Dec 06, 2006 00:45
Argh. Stuff is a bit crappy at the moment. Saturday night I had another fun breakdown (sensing a theme here), and I had a long talk with my mum, then when I finally did get to sleep, I woke up with a migraine and was sick on Sunday morning. Felt quite down all weekend, and came back monday night; I couldn't face the train ride home on Sunday or DVC on Monday.
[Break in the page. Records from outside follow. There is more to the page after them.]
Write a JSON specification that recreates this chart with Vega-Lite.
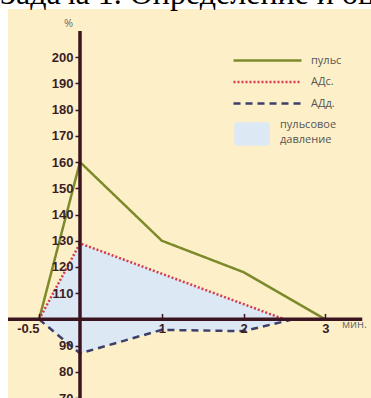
{
  "$schema": "https://vega.github.io/schema/vega-lite/v6.json",
  "width": 363,
  "height": 389,
  "autosize": {"type": "none"},
  "padding": {"left": 8, "top": 9, "right": 0, "bottom": 0},
  "background": "white",
  "title": {"text": "Задача 1. Определение и оценка", "anchor": "start", "frame": "group", "font": "Liberation Serif", "fontSize": 32, "fontWeight": "normal", "color": "#000000", "dx": -8, "dy": 2, "offset": 0},
  "config": {
    "view": {"fill": "#fdf0c8", "stroke": null},
    "axis": {"grid": false, "domain": false, "labelOverlap": false, "labelFont": "Liberation Sans", "labelFontWeight": "bold", "labelFontSize": 13, "labelColor": "#3b1e25", "tickColor": "#3a1520", "tickWidth": 1.5, "titleFont": "Open Sans", "titleFontWeight": "normal", "titleFontSize": 11, "titleColor": "#6a6a6a"}
  },
  "datasets": {
    "lines": [
      {"series": "пульс", "t": -0.5, "v": 100},
      {"series": "пульс", "t": 0, "v": 160},
      {"series": "пульс", "t": 1, "v": 130},
      {"series": "пульс", "t": 2, "v": 118},
      {"series": "пульс", "t": 3, "v": 100},
      {"series": "АДс.", "t": -0.5, "v": 100},
      {"series": "АДс.", "t": 0, "v": 129},
      {"series": "АДс.", "t": 2.5, "v": 100},
      {"series": "АДд.", "t": -0.5, "v": 100},
      {"series": "АДд.", "t": 0, "v": 87},
      {"series": "АДд.", "t": 1, "v": 96},
      {"series": "АДд.", "t": 2, "v": 95.5},
      {"series": "АДд.", "t": 2.6, "v": 100}
    ],
    "pulsePressure": [
      {"i": 1, "t": -0.5, "v": 100},
      {"i": 2, "t": 0, "v": 129},
      {"i": 3, "t": 2.5, "v": 100},
      {"i": 4, "t": 2.6, "v": 100},
      {"i": 5, "t": 2, "v": 95.5},
      {"i": 6, "t": 1, "v": 96},
      {"i": 7, "t": 0, "v": 87},
      {"i": 8, "t": -0.5, "v": 100}
    ],
    "one": [{}]
  },
  "layer": [
    {
      "data": {"name": "pulsePressure"},
      "mark": {"type": "line", "fill": "#dce8f4", "strokeOpacity": 0},
      "encoding": {
        "x": {"field": "t", "type": "quantitative", "scale": {"domain": [-0.88, 3.557], "nice": false, "zero": false}},
        "y": {"field": "v", "type": "quantitative", "scale": {"domain": [70, 218.4], "nice": false, "zero": false}},
        "order": {"field": "i", "type": "quantitative"}
      }
    },
    {
      "data": {"name": "lines"},
      "mark": {"type": "line", "strokeWidth": 2.5},
      "encoding": {
        "x": {"field": "t", "type": "quantitative", "scale": {"domain": [-0.88, 3.557], "nice": false, "zero": false},
          "axis": {"orient": "bottom", "offset": -78.6, "zindex": 3, "labelOverlap": false, "values": [-0.5, 1, 2, 3], "tickCount": 20, "format": "~g", "tickSize": -6, "labelPadding": 9.5, "labelFlush": false,
            "labelAlign": {"condition": {"test": "datum.value < 0", "value": "right"}, "value": "center"},
            "labelExpr": "replace(datum.label, '−', '-')",
            "title": "мин.", "titleX": 346, "titleY": 5, "titleAlign": "center", "titleBaseline": "middle"}},
        "y": {"field": "v", "type": "quantitative", "scale": {"domain": [70, 218.4], "nice": false, "zero": false},
          "axis": {"orient": "left", "offset": -72, "zindex": 3, "labelOverlap": false, "values": [70, 80, 90, 110, 120, 130, 140, 150, 160, 170, 180, 190, 200], "tickCount": 20, "tickSize": 5, "labelPadding": 2,
            "title": "%", "titleAngle": 0, "titleX": -12, "titleY": 14, "titleAlign": "center", "titleBaseline": "middle"}},
        "color": {"field": "series", "type": "nominal",
          "scale": {"domain": ["пульс", "АДс.", "АДд.", "пульсовое давление"], "range": ["#7d8a2b", "#d63a4f", "#3d3f6b", "#dce8f4"]},
          "legend": {"orient": "none", "legendX": 253, "legendY": 45, "title": null, "symbolSize": 100, "symbolStrokeWidth": 2.5,
            "labelFont": "Open Sans", "labelFontSize": 11, "labelColor": "#555555", "labelOffset": 37, "rowPadding": 9.5, "padding": 0,
            "labelExpr": "datum.label == 'пульсовое давление' ? ['пульсовое', 'давление'] : datum.label",
            "encode": {
              "symbols": {"update": {
                "shape": {"signal": "datum.value == 'пульсовое давление' ? 'M-6.4,-2.1H0.2V2.1H-6.4Z' : 'M-6.8,0H6.8'"},
                "fill": {"signal": "datum.value == 'пульсовое давление' ? '#dce8f4' : 'transparent'"},
                "dy": {"signal": "datum.value == 'пульсовое давление' ? -3 : 0"}}},
              "labels": {"update": {
                "dx": {"signal": "datum.value == 'пульсовое давление' ? -31 : 0"},
                "dy": {"signal": "datum.value == 'пульсовое давление' ? -9 : 0"},
                "lineHeight": {"value": 15}}}
            }}},
        "strokeDash": {"field": "series", "type": "nominal",
          "scale": {"domain": ["пульс", "АДс.", "АДд.", "пульсовое давление"], "range": [[1, 0], [2, 2], [7, 5], [1, 0]]},
          "legend": {"orient": "none", "legendX": 253, "legendY": 45, "title": null}}
      }
    },
    {
      "data": {"name": "one"},
      "mark": {"type": "rule", "color": "#3a1520", "strokeWidth": 3.5},
      "encoding": {
        "x": {"datum": 0, "type": "quantitative", "scale": {"domain": [-0.88, 3.557], "nice": false, "zero": false}},
        "y": {"datum": 70, "type": "quantitative", "scale": {"domain": [70, 218.4], "nice": false, "zero": false}},
        "y2": {"datum": 210}
      }
    },
    {
      "data": {"name": "one"},
      "mark": {"type": "rule", "color": "#3a1520", "strokeWidth": 3.5},
      "encoding": {
        "x": {"datum": -0.88, "type": "quantitative", "scale": {"domain": [-0.88, 3.557], "nice": false, "zero": false}},
        "x2": {"datum": 3.45},
        "y": {"datum": 100, "type": "quantitative", "scale": {"domain": [70, 218.4], "nice": false, "zero": false}}
      }
    }
  ]
}
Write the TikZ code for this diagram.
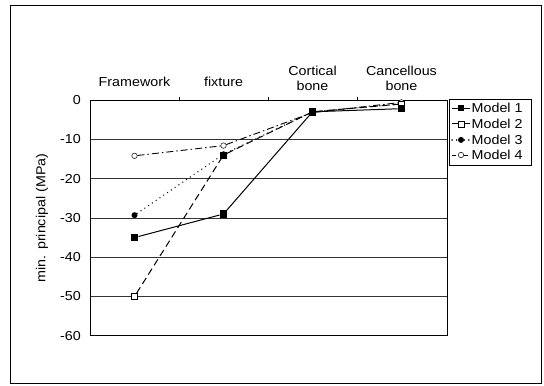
\documentclass[tikz,border=0pt]{standalone}
\usepackage{fontspec}
\setmainfont{Liberation Sans}[FakeStretch=1.1]
\begin{document}
\begin{tikzpicture}[x=1pt,y=3.93pt,
	sq/.style={rectangle,fill=black,inner sep=0pt,minimum size=7.5pt},
	osq/.style={rectangle,draw=black,fill=white,inner sep=0pt,minimum size=6pt,line width=0.6pt},
	dot/.style={circle,fill=black,inner sep=0pt,minimum size=6pt},
	odot/.style={circle,draw=black,fill=white,inner sep=0pt,minimum size=5.5pt,line width=0.5pt},
	gridline/.style={black!80,line width=0.7pt},
	lbl/.style={font=\fontsize{13}{14}\selectfont,align=center,inner sep=0pt},
	sone/.style={line width=1pt},
	stwo/.style={line width=1pt,dash pattern=on 7pt off 4pt},
	sthree/.style={line width=1.4pt,line cap=round,dash pattern=on 0.1pt off 4.5pt},
	sfour/.style={line width=0.9pt,dash pattern=on 7pt off 3pt on 1.5pt off 3pt}]
	\useasboundingbox (0,25.45) rectangle (544,-72.52);
	\draw[line width=0.6pt] (10.5,24.2) rectangle (541.5,-72.2);
	% plot area
	\draw[gridline] (90,-10) -- (447,-10);
	\draw[gridline] (90,-20) -- (447,-20);
	\draw[gridline] (90,-30) -- (447,-30);
	\draw[gridline] (90,-40) -- (447,-40);
	\draw[gridline] (90,-50) -- (447,-50);
	\draw[line width=0.8pt] (90,0) rectangle (447,-60);
	\draw (179,0) -- (179,0.8);
	\draw (268,0) -- (268,0.8);
	\draw (357,0) -- (357,0.8);
	% axis labels
	\node[lbl,anchor=east] (t0) at (81,0) {0};
	\node[lbl,anchor=east] (t1) at (81,-10) {-10};
	\node[lbl,anchor=east] (t2) at (81,-20) {-20};
	\node[lbl,anchor=east] (t3) at (81,-30) {-30};
	\node[lbl,anchor=east] (t4) at (81,-40) {-40};
	\node[lbl,anchor=east] (t5) at (81,-50) {-50};
	\node[lbl,anchor=east] (t6) at (81,-60) {-60};
	\node[lbl,rotate=90] (ylab) at (42,-30) {min. principal (MPa)};
	\node[lbl] (c1) at (134.5,4.6) {Framework};
	\node[lbl] (c2) at (223.5,4.6) {fixture};
	\node[lbl,anchor=south] (c3) at (312.5,2.4) {Cortical\\[1pt]bone};
	\node[lbl,anchor=south] (c4) at (401.5,2.4) {Cancellous\\[1pt]bone};
	% Model 4
	\node[odot] (m4a) at (134.5,-14.2) {};
	\node[odot] (m4b) at (223.5,-11.6) {};
	\node[odot] (m4c) at (312.5,-3.2) {};
	\node[odot] (m4d) at (401.5,-0.6) {};
	\draw[sfour] (m4a) -- (m4b) -- (m4c) -- (m4d);
	% Model 3
	\node[dot] (m3a) at (134.5,-29.3) {};
	\node[dot] (m3b) at (223.5,-13.8) {};
	\node[dot] (m3c) at (312.5,-3) {};
	\node[dot] (m3d) at (401.5,-1) {};
	\draw[sthree] (m3a) -- (m3b) -- (m3c) -- (m3d);
	% Model 2
	\node[osq] (m2a) at (134.5,-50) {};
	\node[osq,fill=black] (m2b) at (223.5,-14) {};
	\node[osq] (m2c) at (312.5,-3) {};
	\node[osq] (m2d) at (401.5,-1) {};
	\draw[stwo] (m2a) -- (m2b) -- (m2c) -- (m2d);
	% Model 1
	\node[sq] (m1a) at (134.5,-35) {};
	\node[sq] (m1b) at (223.5,-29) {};
	\node[sq] (m1c) at (312.5,-3) {};
	\node[sq] (m1d) at (401.5,-2.2) {};
	\draw[sone] (m1a) -- (m1b) -- (m1c) -- (m1d);
	% legend
	\draw[line width=0.6pt] (449,0.3) rectangle (531,-16.5);
	\coordinate (l1a) at (452,-2.04);
	\node[sq,minimum size=6.5pt] (l1m) at (461,-2.04) {};
	\coordinate (l1b) at (470,-2.04);
	\draw[sone] (l1a) -- (l1m) -- (l1b);
	\node[lbl,anchor=west] (l1t) at (471.5,-2.04) {Model 1};
	\coordinate (l2a) at (452,-6.1);
	\node[osq] (l2m) at (461,-6.1) {};
	\coordinate (l2b) at (470,-6.1);
	\draw[sone] (l2a) -- (l2m) -- (l2b);
	\node[lbl,anchor=west] (l2t) at (471.5,-6.1) {Model 2};
	\coordinate (l3a) at (452,-10.15);
	\node[dot] (l3m) at (461,-10.15) {};
	\coordinate (l3b) at (470,-10.15);
	\draw[sthree] (l3a) -- (l3m) -- (l3b);
	\node[lbl,anchor=west] (l3t) at (471.5,-10.15) {Model 3};
	\coordinate (l4a) at (452,-14.0);
	\node[odot] (l4m) at (461,-14.0) {};
	\coordinate (l4b) at (470,-14.0);
	\draw[sfour,dash pattern=on 4pt off 2pt on 1pt off 2pt] (l4a) -- (l4m) -- (l4b);
	\node[lbl,anchor=west] (l4t) at (471.5,-14.0) {Model 4};
\end{tikzpicture}
\end{document}
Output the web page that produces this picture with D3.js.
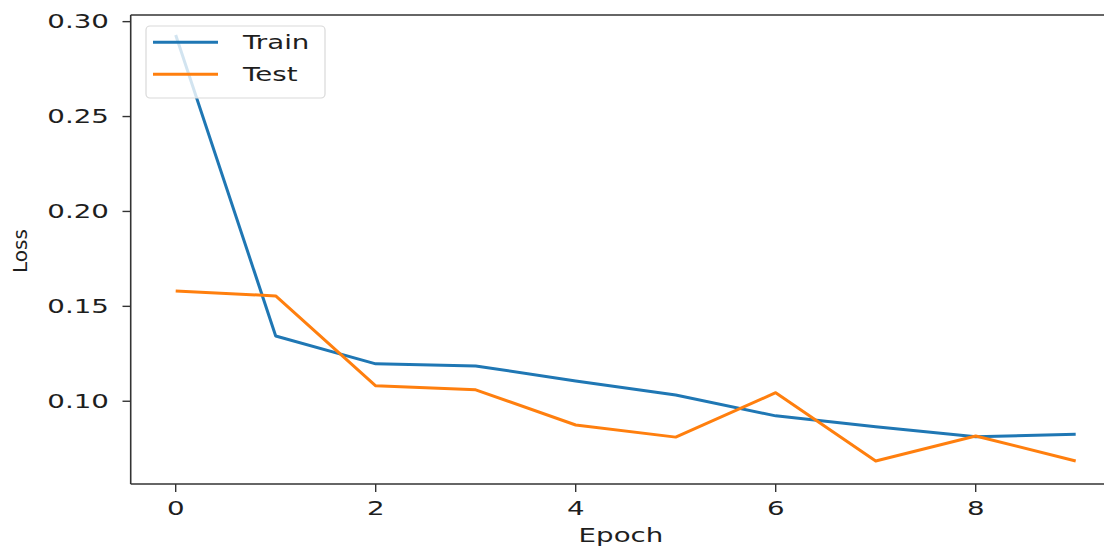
<!DOCTYPE html>
<html><head><meta charset="utf-8">
<script src="https://cdn.jsdelivr.net/npm/d3@7"></script>
<style>body{margin:0;background:#fff}svg{display:block}text{font-family:"DejaVu Sans",sans-serif;fill:#1e1e1e}</style>
</head><body><svg id="c" width="1104" height="549"></svg>
<script>
const epochs = [0,1,2,3,4,5,6,7,8,9];
const trainLoss = [0.293,0.1344,0.1197,0.1186,0.1107,0.1033,0.0923,0.0866,0.0813,0.0826];
const testLoss  = [0.1581,0.1555,0.1081,0.1060,0.0875,0.0811,0.1045,0.0685,0.0817,0.0685];
const xTicks = [0,2,4,6,8];
const yTicks = [0.10,0.15,0.20,0.25,0.30];
const seriesNames = ["Train","Test"];
const colors = ["#1f77b4","#ff7f0e"];

const svg = d3.select("#c");
const SX = 1.42, FS = 19.5;
const x = d3.scaleLinear().domain([-0.45,9.45]).range([130.7,1120.7]);
const y = d3.scaleLinear().domain([0.0564,0.3035]).range([484,15]);

function stext(px,py,str,anchor,baseline){
  const g = svg.append("g").attr("transform",`translate(${px},${py}) scale(${SX},1)`);
  g.append("text").attr("text-anchor",anchor).attr("dominant-baseline",baseline||"auto")
   .attr("font-size",FS).text(str);
}

// lines
const line = d3.line().x((d,i)=>x(epochs[i])).y(d=>y(d));
[trainLoss,testLoss].forEach((s,k)=>{
  svg.append("path").datum(s).attr("d",line).attr("fill","none")
    .attr("stroke",colors[k]).attr("stroke-width",3).attr("stroke-linejoin","round");
});

// spines
const sp = "#333";
svg.append("line").attr("x1",x.range()[0]).attr("x2",x.range()[0]).attr("y1",y.range()[1]).attr("y2",y.range()[0]).attr("stroke",sp).attr("stroke-width",1.6);
svg.append("line").attr("x1",x.range()[0]).attr("x2",x.range()[1]).attr("y1",y.range()[0]).attr("y2",y.range()[0]).attr("stroke",sp).attr("stroke-width",1.6);
svg.append("line").attr("x1",x.range()[0]).attr("x2",x.range()[1]).attr("y1",y.range()[1]).attr("y2",y.range()[1]).attr("stroke",sp).attr("stroke-width",1.6);

// y ticks
yTicks.forEach(t=>{
  svg.append("line").attr("x1",122.5).attr("x2",x.range()[0]).attr("y1",y(t)).attr("y2",y(t)).attr("stroke",sp).attr("stroke-width",1.4);
  stext(109,y(t),t.toFixed(2),"end","central");
});
// x ticks
xTicks.forEach(t=>{
  svg.append("line").attr("x1",x(t)).attr("x2",x(t)).attr("y1",484).attr("y2",492).attr("stroke",sp).attr("stroke-width",1.4);
  stext(x(t),515,String(t),"middle");
});

// axis labels
stext(621,541.5,"Epoch","middle");
svg.append("text").attr("transform","translate(27,251) rotate(-90)").attr("text-anchor","middle")
  .attr("font-size",20).text("Loss");

// legend
svg.append("rect").attr("x",146).attr("y",26).attr("width",179).attr("height",72).attr("rx",4)
  .attr("fill","rgba(255,255,255,0.8)").attr("stroke","#d9d9d9").attr("stroke-width",1.2);
seriesNames.forEach((n,k)=>{
  const ly = 42.3 + k*32;
  svg.append("line").attr("x1",153).attr("x2",218).attr("y1",ly).attr("y2",ly).attr("stroke",colors[k]).attr("stroke-width",3);
  stext(243,ly,n,"start","central");
});
</script></body></html>
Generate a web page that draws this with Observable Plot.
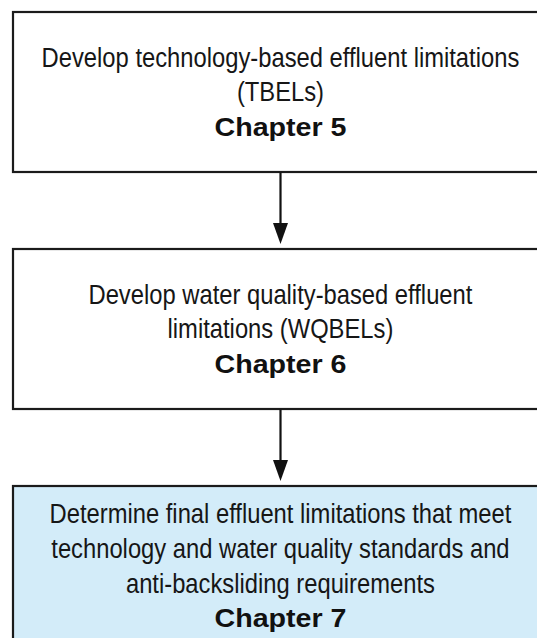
<!DOCTYPE html>
<html><head><meta charset="utf-8">
<script src="https://cdn.jsdelivr.net/npm/d3@7"></script>
<script src="https://cdn.jsdelivr.net/npm/@observablehq/plot@0.6"></script>
<style>html,body{margin:0;padding:0;background:#fff;overflow:hidden}</style>
</head><body><div id="chart"></div>
<script>
// ---- data ----
const stepLines = [
  ["Develop technology-based effluent limitations", "(TBELs)"],
  ["Develop water quality-based effluent", "limitations (WQBELs)"],
  ["Determine final effluent limitations that meet", "technology and water quality standards and", "anti-backsliding requirements"]
];
const chapters = ["Chapter 5", "Chapter 6", "Chapter 7"];
const stepFills = ["#ffffff", "#ffffff", "#d3ecf9"];

// ---- layout (in stage units) ----
const PX = 237;              // pixels per stage
const boxH = 160 / PX;
const lineH = 34.8 / PX;
const headLen = 21 / PX;
const headGap = 5.5 / PX;
const cx = 280;              // pixel centre of the column

const boxes = chapters.map((c, i) => ({stage: i, fill: stepFills[i]}));
const textRows = [];
stepLines.forEach((lines, i) => {
  const all = [...lines, chapters[i]];
  const n = all.length;
  all.forEach((t, j) => textRows.push({text: t, bold: j === n - 1, y: i + boxH / 2 + (j - (n - 1) / 2) * lineH}));
});
const arrows = chapters.slice(1).map((c, i) => ({from: i, to: i + 1}));

const downTri = {
  draw(ctx) {
    ctx.moveTo(-7.5, -10.5);
    ctx.lineTo(7.5, -10.5);
    ctx.lineTo(0, 10.5);
    ctx.closePath();
  }
};

const font = "'Liberation Sans', Arial, Helvetica, sans-serif";

const chart = Plot.plot({
  width: 537,
  height: 638,
  margin: 0,
  x: {domain: [-1, 1], range: [13, 547], axis: null},
  y: {domain: [-12 / PX, 626 / PX], range: [0, 638], axis: null},
  color: {type: "identity"},
  style: {background: "#fff", overflow: "hidden"},
  marks: [
    Plot.rect(boxes, {x1: () => -1, x2: () => 1, y1: d => d.stage, y2: d => d.stage + boxH, fill: d => d.fill, stroke: "#1b1b1b", strokeWidth: 2.2}),
    Plot.link(arrows, {x1: () => 0, x2: () => 0, y1: d => d.from + boxH, y2: d => d.to - headGap - headLen + 1 / PX, stroke: "#111", strokeWidth: 2.2}),
    Plot.dot(arrows, {x: () => 0, y: d => d.to - headGap - headLen / 2, symbol: downTri, fill: "#111", stroke: "none", r: 3}),
    Plot.text(textRows.filter(d => !d.bold), {x: () => 0, y: "y", text: "text", fontSize: 27.5, fontFamily: font, fill: "#161616", textAnchor: "middle"}),
    Plot.text(textRows.filter(d => d.bold), {x: () => 0, y: "y", text: "text", fontSize: 26.5, fontWeight: "bold", fontFamily: font, fill: "#111", textAnchor: "middle"})
  ]
});
document.getElementById("chart").appendChild(chart);

// condense the text horizontally around the column centre (the original uses a narrow typeface)
const textGroups = Array.from(chart.querySelectorAll('g[aria-label="text"]'));
function squeeze(g, refText, target) {
  if (!g) return;
  const ref = Array.from(g.querySelectorAll("text")).find(t => t.textContent === refText);
  if (!ref) return;
  const k = target / ref.getComputedTextLength();
  const prev = g.getAttribute("transform") || "";
  g.setAttribute("transform", `translate(${cx},0) scale(${k.toFixed(4)},1) translate(${-cx},0) ${prev}`);
}
squeeze(textGroups[0], stepLines[0][0], 478);
squeeze(textGroups[1], chapters[0], 132);
</script>
</body></html>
I'm starting to think maybe I've picked the wrong course. I'm feeling generally down here; I like the city, and aspects of the university, but it's not very personal. Also at home I looked at some of my sketchbooks from last year which made me really sad. I've come so far over the past two years in my work, and I feel I've just completely dropped the entire arty/textile aspect of myself with this course. That was cheesy but I don't care. At the moment I'm fed up of sewing in straight lines with ready bought fabric. After my talk with mum I'm considering the idea of accepting my mistake and starting a new course next year. As much as I do want to try and succeed here, at the moment I just feel so down that I don't know that I have the energy too. I think I still want to do fashion, but the course I'm on at the moment really is an academic design course, and I want to be doing art, not faffing about doing media modules which we weren't even told we'd have to do when we applied.
I think going home at the weekend didn't really have anything to help with my happiness as I'm really starting to miss my friends now. I should be going back to Woking in a few weeks though to pick up grandma and bring her back to ours, so I'll be able to see them, if only for a few hours. Going to start going insane soon.